The energy overhaul is the cornerstone of a far-reaching reform package that Pena Nieto hopes will ramp up growth, boost credit and formal job creation and modernize Mexico’s oil, gas and electricity industries.
“We have a great opportunity to improve the economy, to generate more jobs and to generate competitiveness for Mexican industry through the energy reform,” said Finance Minister Luis Videgaray, who is leading the design of the proposal.
There are three main options: to allow private companies the right to explore and extract at will with “concessions;” to grant them a share of oil produced – known as production sharing; or to allow them to share in oil sale profits, so-called risk-sharing contracts.
“They won’t call it privatization, but the sector will be opened,” said CIBC strategist John Welch. “The bare minimum is getting rid of the prohibition on risk-sharing contracts in Pemex and the same in the Federal Electricity Commission.”
Mexico kicked foreign companies out of its oil industry in 1938; allowing them back in is an emotive issue for many Mexicans, including some in Pena Nieto’s own party. A radical push might not pass Congress, although the government argues that bold action is needed to save the oil industry.

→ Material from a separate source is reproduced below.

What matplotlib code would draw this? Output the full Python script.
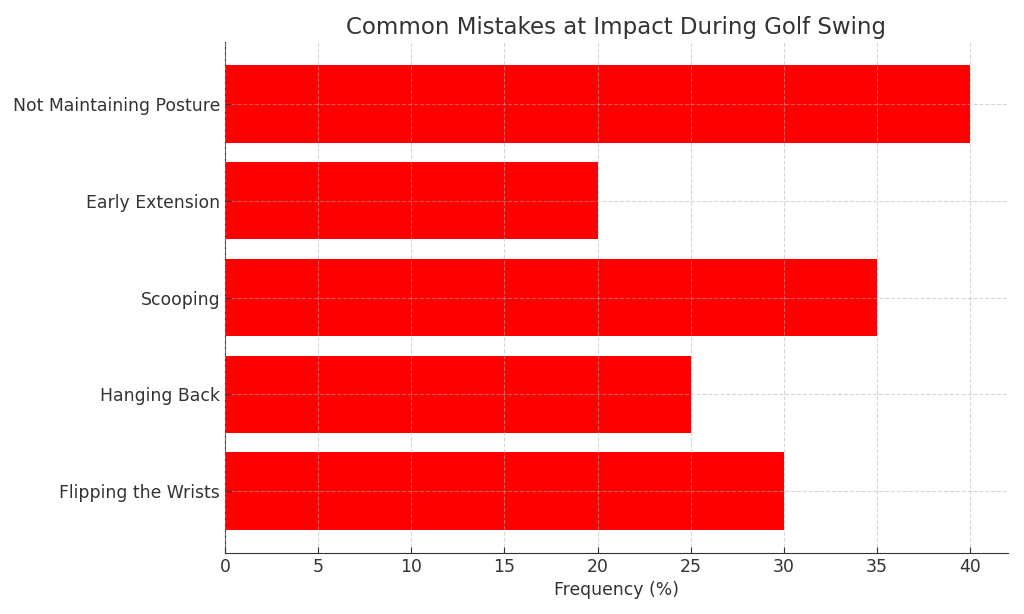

Mexico is a top crude exporter to the United States, but output has fallen by a quarter since hitting a peak of 3.4 million barrels per day in 2004. Private involvement would give the sector a much-needed injection of expertise and technology to tackle tricky deep water projects.
Lawmakers say the government’s proposal will likely also include constitutional changes to allow more private sector investment in electricity generation.
If Mexico’s existing state-run electricity monopoly is dismantled and market forces spark more competition and increased supply, experts say electricity costs could be halved.
While households get subsidized power, costs for big business have more than doubled over the past decade. Large factories pay the equivalent of 13 U.S. cents per kilowatt hour compared to 6 cents in 2003. U.S. industry pays less than 7 cents.
If the reform can bring gas and electricity costs in line with those of the United States, it could add 0.3 percentage points to potential growth, said Barclays economist Marco Oviedo.
“With energy reform you should expect more availability of cheap natural gas and electricity,” he said.
INVESTMENT BOOST
The biggest potential gain, however, is in Foreign Direct Investment. Net annual inflows have averaged $20 billion in the past five years and oil, gas and power has received just $360 million since 2008.
As a share of gross domestic product, or GDP, Mexico’s inflows are about a third of Brazil’s and a quarter of Colombia’s. Both those countries have partially privatized their energy sectors.
BNP economist Nader Nazmi calculates that the combination of increased public and private investment from reforms to the energy sector and Mexico’s tax system could boost the ratio of investment to GDP by 2 percentage points. Better energy supply will also encourage investment in factories and analysts such as CIBC’s Welch say FDI could hit $50 billion in 10 years time.
“Even if you just focus on the investment side, it’s huge,” Nomura economist Benito Berber said of the outlook.
Still, if Mexico fails to keep up reform momentum throughout Pena Nieto’s term, it could fall into the same trap as Brazil, where big reforms boosted the economy for several years but growth then stalled due to a lack of further progress.
“It could be an initial impulse as inefficiencies are weeded out of the system. But then after that you lose the benefits, and you have to think about something else,” said Goldman Sachs economist Alberto Ramos.